A procura da felicidade
A cada dia, é maior o número de pessoas que acham “errado” se sentirem tristes e que por isso buscam medicamentos para tratar essa “doença”.
Hoje, como faço todas as segundas-feiras, tirei um tempo do meu dia para ler a coluna semanal de Eliane Brum, e passei o resto do dia refletindo sobre o que li.
O texto fala sobre como a atual postura da sociedade de que todos temos direito à felicidade tem nos causado mais sofrimento do que alegria. A cada dia, é maior o número de pessoas que acham “errado” se sentirem tristes e que por isso buscam medicamentos para tratar essa “doença”. Nas palavras de Eliane:
É um tanto fascinante os caminhos pelos quais a felicidade vai deixando o plano das aspirações abstratas, da letra dos poetas, para ser tratada em consultório médico. E, ainda mais recentemente, como objeto do Direito e da Lei, inclusive com proposta de emenda constitucional.
Lendo o artigo, não pude deixar de pensar em todos os meus amigos e familiares que já tomaram remédios para controlar a ansiedade ou antidepressivos em ao menos alguma época de suas vidas. Será que o tratamento era mesmo necessário em todos os casos? Ou também eles sucumbiram à Ditadura da Felicidade?
A psicóloga Rita de Cássia, entrevistada pela jornalista na matéria, explica que a psicanálise apelidou esse momento que o mundo vive de a era do direito do gozo:
Vivemos em uma época que não trata a felicidade como algo a ser construído ou conquistado, mas sim como um direito.
Ao longo da entrevista, Rita descreve como hoje, além do próprio sofrimento, as pessoas sofrem pelo fato de estar sofrendo, “como se não tivessem mais o direito de ficarem infelizes”.

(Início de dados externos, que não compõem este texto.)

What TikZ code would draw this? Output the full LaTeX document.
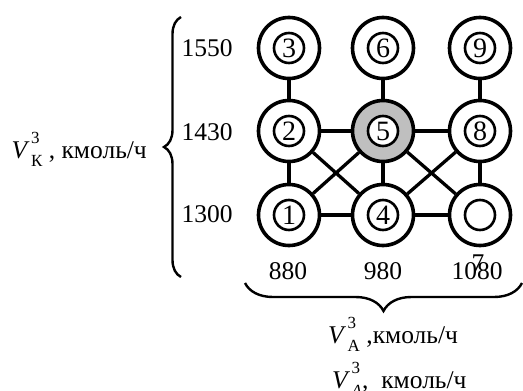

Mais preocupante ainda é o número de pessoas que preferem um tratamento que as faça calar em vez de falar:
Num passado não muito distante o profissional da saúde mental era, em geral, procurado para ajudar a pessoa a compreender seus mal-estares, decifrá-los. Hoje, um número cada vez mais crescente de pessoas nos procura com um único objetivo: se livrar dos mal-estares. Não querem saber nada sobre seus sofrimentos ou sobre sua infelicidade, não desejam decifrá-los ou interrogá-los. Querem apenas que o sofrimento e a infelicidade silenciem, e ainda demandam de nós uma resposta rápida, eficaz e, especialmente, que não lhe exija muito esforço.
E é nesse instante, quando entramos no aspecto do “sem esforço”, que o problema fica ainda maior para a que já é naturalmente considerada a geração do “eu mereço”:
Temos tratado nossos filhos como se fossem peças de louça muito delicadas. Ao condená-los à felicidade ampla, geral e irrestrita, estamos produzindo uma geração de jovens extremamente frágeis e imaturos, que se quebram ao menor arranhão.

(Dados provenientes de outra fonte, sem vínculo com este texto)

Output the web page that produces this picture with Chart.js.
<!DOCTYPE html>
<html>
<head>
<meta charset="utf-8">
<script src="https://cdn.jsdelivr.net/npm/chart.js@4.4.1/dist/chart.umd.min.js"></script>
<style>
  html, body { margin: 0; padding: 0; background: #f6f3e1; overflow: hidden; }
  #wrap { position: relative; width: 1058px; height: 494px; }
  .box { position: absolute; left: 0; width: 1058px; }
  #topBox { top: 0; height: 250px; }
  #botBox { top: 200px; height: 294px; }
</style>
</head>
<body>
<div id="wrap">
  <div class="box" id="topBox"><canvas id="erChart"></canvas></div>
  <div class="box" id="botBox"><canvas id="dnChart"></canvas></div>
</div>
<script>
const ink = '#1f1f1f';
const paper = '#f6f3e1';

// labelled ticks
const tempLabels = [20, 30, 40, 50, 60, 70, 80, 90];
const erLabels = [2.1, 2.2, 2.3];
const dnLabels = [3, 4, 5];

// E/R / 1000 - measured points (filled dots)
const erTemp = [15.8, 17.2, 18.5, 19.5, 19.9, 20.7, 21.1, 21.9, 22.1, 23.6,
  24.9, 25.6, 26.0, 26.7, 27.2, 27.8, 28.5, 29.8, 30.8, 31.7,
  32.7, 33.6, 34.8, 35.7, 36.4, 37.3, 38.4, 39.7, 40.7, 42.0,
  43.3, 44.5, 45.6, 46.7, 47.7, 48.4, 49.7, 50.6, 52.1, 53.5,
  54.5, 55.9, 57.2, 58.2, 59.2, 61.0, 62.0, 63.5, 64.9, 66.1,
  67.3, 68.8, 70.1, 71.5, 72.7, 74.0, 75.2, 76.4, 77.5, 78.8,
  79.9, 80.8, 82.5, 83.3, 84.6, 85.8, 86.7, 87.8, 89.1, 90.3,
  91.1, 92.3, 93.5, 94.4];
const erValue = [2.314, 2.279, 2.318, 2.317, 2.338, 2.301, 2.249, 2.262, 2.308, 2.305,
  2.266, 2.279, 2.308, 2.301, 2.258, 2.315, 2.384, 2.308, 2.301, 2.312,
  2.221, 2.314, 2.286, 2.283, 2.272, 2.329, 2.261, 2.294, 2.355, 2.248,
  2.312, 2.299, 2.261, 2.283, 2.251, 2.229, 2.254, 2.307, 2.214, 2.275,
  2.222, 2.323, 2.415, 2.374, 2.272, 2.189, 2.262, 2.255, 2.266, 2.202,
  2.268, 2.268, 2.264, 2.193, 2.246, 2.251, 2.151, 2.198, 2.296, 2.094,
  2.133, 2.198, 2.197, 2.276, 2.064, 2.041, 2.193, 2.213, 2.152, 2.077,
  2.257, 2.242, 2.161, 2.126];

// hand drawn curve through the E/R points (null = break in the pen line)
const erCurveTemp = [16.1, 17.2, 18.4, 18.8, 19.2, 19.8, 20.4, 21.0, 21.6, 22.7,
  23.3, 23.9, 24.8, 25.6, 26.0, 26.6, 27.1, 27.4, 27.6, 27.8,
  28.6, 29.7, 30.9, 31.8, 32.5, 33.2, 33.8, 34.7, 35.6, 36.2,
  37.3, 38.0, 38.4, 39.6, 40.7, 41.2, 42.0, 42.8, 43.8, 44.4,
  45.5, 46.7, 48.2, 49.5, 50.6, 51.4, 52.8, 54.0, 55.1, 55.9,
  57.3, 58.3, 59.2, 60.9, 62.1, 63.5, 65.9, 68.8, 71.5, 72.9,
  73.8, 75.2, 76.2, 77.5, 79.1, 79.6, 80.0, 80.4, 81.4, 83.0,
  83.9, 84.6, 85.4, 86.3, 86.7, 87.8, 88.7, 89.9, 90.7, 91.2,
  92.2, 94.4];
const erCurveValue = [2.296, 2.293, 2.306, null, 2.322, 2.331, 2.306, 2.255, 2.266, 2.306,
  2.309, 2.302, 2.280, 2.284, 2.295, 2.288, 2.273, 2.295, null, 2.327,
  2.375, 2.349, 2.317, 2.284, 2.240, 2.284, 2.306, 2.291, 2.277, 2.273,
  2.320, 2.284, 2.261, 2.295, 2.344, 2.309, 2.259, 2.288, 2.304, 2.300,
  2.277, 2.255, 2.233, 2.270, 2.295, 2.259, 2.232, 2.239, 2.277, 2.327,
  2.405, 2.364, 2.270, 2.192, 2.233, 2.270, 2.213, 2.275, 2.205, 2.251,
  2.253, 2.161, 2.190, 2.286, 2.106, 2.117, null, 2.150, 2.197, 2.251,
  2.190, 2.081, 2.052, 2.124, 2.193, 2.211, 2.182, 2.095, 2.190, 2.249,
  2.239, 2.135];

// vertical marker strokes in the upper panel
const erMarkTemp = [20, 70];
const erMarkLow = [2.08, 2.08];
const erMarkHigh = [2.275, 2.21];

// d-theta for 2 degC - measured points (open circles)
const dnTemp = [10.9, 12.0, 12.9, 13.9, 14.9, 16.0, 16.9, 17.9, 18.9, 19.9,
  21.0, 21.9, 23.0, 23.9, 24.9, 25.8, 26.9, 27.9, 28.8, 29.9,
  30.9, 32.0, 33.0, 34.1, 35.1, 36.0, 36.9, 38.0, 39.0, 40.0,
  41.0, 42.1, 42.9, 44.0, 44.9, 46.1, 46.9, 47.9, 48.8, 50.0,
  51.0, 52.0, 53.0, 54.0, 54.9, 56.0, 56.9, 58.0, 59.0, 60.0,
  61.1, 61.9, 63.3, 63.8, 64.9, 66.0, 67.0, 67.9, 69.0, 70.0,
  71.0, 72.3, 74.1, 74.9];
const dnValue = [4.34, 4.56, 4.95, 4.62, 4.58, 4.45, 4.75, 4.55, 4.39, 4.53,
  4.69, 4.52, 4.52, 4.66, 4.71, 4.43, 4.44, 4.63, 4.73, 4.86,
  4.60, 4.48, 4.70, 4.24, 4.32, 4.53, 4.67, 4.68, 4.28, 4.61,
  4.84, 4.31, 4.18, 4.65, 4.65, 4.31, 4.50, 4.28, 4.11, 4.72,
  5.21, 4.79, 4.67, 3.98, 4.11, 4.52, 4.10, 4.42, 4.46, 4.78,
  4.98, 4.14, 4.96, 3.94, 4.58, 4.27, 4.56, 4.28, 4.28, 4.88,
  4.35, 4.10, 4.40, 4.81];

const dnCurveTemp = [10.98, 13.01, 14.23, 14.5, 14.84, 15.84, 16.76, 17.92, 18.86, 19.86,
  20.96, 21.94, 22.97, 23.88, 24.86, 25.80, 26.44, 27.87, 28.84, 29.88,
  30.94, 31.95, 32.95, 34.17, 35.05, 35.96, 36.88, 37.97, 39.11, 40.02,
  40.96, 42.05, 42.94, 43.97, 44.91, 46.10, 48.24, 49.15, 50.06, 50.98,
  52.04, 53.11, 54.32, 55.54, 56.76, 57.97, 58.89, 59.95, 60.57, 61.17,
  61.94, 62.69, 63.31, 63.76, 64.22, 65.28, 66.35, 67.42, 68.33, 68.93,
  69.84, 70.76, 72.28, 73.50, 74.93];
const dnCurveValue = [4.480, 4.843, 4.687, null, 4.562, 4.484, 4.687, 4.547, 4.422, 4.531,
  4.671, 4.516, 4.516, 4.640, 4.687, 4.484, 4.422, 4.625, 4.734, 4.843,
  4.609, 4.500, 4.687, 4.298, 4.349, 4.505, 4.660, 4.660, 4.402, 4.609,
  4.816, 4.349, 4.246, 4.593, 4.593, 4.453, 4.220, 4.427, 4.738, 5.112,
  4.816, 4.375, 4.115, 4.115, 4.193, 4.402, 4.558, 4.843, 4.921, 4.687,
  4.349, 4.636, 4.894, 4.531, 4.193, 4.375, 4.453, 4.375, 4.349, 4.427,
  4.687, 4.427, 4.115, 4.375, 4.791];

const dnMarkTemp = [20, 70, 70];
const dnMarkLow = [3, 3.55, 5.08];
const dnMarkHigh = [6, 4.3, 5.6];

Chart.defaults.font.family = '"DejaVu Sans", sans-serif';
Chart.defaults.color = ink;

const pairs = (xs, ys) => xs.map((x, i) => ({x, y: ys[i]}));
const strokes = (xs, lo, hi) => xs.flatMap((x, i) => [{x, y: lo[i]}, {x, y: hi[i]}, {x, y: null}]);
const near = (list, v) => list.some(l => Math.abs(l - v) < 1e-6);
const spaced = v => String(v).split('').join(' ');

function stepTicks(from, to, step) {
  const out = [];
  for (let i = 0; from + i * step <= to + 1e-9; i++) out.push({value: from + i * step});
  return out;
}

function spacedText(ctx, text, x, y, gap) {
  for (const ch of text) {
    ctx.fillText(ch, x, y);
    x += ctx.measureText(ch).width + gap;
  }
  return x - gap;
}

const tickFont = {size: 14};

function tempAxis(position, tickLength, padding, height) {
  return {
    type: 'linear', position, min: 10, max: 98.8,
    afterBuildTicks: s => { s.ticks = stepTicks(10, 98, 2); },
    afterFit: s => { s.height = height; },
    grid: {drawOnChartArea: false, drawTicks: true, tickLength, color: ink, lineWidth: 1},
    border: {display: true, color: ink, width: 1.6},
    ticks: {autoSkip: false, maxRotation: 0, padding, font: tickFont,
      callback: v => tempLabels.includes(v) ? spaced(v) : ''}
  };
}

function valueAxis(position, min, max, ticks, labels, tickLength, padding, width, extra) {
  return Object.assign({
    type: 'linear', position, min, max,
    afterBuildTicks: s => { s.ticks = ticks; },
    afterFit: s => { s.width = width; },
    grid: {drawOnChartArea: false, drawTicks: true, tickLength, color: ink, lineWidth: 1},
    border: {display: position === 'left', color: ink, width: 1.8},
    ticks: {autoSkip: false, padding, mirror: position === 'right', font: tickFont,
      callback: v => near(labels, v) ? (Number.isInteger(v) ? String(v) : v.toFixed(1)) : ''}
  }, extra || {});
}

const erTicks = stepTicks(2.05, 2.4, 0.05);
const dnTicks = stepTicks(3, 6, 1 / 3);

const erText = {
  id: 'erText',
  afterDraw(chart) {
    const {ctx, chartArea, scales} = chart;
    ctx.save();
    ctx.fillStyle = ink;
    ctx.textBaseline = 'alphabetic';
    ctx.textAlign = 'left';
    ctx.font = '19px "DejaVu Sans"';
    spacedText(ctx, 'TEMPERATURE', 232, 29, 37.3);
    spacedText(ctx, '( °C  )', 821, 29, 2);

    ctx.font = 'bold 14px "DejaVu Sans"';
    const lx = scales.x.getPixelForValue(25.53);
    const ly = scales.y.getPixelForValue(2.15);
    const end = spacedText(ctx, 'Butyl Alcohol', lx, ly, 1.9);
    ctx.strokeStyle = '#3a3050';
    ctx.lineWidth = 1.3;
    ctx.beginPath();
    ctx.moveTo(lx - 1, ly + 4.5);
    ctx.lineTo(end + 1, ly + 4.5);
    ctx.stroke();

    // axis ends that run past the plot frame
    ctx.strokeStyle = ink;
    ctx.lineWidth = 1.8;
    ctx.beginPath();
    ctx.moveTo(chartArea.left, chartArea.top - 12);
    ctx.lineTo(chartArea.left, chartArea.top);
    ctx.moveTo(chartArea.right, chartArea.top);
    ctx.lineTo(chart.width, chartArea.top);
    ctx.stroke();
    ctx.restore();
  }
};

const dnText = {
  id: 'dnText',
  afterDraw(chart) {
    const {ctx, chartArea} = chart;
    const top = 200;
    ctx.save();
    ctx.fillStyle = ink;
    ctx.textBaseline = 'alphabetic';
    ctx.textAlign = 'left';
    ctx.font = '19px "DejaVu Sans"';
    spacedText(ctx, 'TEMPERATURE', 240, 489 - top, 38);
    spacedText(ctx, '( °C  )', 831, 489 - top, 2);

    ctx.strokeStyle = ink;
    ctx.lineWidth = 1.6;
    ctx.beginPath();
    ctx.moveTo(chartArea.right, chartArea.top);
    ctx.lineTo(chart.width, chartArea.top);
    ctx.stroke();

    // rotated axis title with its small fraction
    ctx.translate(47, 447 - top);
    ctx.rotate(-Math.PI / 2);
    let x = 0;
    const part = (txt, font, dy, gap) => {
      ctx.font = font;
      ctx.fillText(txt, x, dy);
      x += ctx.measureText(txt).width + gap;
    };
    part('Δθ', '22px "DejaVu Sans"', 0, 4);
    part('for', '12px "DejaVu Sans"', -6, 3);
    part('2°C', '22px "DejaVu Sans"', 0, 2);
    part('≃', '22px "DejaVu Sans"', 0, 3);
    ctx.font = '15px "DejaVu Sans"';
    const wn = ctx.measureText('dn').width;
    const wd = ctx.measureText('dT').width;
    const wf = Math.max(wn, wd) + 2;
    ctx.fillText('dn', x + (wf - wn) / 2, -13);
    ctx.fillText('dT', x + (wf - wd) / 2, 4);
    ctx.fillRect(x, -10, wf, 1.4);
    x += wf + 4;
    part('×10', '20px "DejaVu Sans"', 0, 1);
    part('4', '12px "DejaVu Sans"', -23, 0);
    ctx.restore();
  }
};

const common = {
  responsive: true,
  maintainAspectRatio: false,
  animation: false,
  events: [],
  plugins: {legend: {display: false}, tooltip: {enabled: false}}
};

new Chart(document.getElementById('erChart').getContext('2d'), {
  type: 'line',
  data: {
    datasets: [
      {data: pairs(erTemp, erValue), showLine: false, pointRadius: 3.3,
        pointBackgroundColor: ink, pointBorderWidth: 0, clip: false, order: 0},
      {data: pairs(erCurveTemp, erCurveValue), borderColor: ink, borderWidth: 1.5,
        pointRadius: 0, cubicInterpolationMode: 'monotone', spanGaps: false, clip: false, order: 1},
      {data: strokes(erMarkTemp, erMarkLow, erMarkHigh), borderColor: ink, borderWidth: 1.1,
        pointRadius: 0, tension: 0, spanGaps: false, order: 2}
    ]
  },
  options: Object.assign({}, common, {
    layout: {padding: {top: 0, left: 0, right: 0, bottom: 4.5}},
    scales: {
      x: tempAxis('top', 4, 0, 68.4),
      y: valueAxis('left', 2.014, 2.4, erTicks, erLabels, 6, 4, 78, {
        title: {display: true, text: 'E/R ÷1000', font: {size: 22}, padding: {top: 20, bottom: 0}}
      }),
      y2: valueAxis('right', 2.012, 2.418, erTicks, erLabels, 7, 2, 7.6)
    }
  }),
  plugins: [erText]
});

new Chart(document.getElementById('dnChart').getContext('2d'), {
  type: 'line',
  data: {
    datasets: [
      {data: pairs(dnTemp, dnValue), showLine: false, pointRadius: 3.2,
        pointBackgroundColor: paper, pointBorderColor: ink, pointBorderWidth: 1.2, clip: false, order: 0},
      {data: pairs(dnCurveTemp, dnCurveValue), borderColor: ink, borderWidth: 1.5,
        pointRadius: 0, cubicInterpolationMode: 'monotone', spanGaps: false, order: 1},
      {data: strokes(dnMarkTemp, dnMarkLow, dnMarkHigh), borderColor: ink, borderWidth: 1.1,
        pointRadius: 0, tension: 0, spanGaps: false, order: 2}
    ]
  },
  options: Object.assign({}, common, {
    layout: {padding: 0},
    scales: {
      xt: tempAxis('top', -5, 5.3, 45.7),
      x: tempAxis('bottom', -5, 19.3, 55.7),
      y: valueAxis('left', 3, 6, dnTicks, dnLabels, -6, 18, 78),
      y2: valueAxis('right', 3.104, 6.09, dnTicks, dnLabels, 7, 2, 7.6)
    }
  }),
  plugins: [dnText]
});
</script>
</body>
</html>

Eu já havia falado sobre a falta de preparação da geração Y no post A vida é para os insistentes, mas o texto Permissão para ser INfeliz me fez perceber que todas as gerações estão de certa forma mais despreparadas e que, ao encararmos a infelicidade como “doença”, perdemos um pouco de nossa própria humanidade.
Há um trecho do filme À Procura da Felicidade de que gosto muito. Nele, o personagem principal, Chris Gardner, reflete sobre o motivo de a Declaração de Independência dos EUA ter assegurado o direito à vida e à liberdade, mas não à felicidade em si, e sim à sua busca:
Talvez porque a felicidade seja algo que podemos apenas perseguir, mas nunca ter de fato.
Eu acho que é isso. Que devemos todos voltar a buscar a felicidade, como uma meta que nos motiva a fazer coisas extraordinárias para alcançá-la.
E para aqueles que tiverem receio de suas próprias tristezas, eu os deixo com uma frase de Rubem Alves:
Há muita beleza escondida na sua tristeza. Não tenham dó de si mesmos. Tratem de usar o martelo e o cinzel…”
(Para entender a referência ao martelo e cinzel, vale a pena ler o artigo E a pedra continua pedra).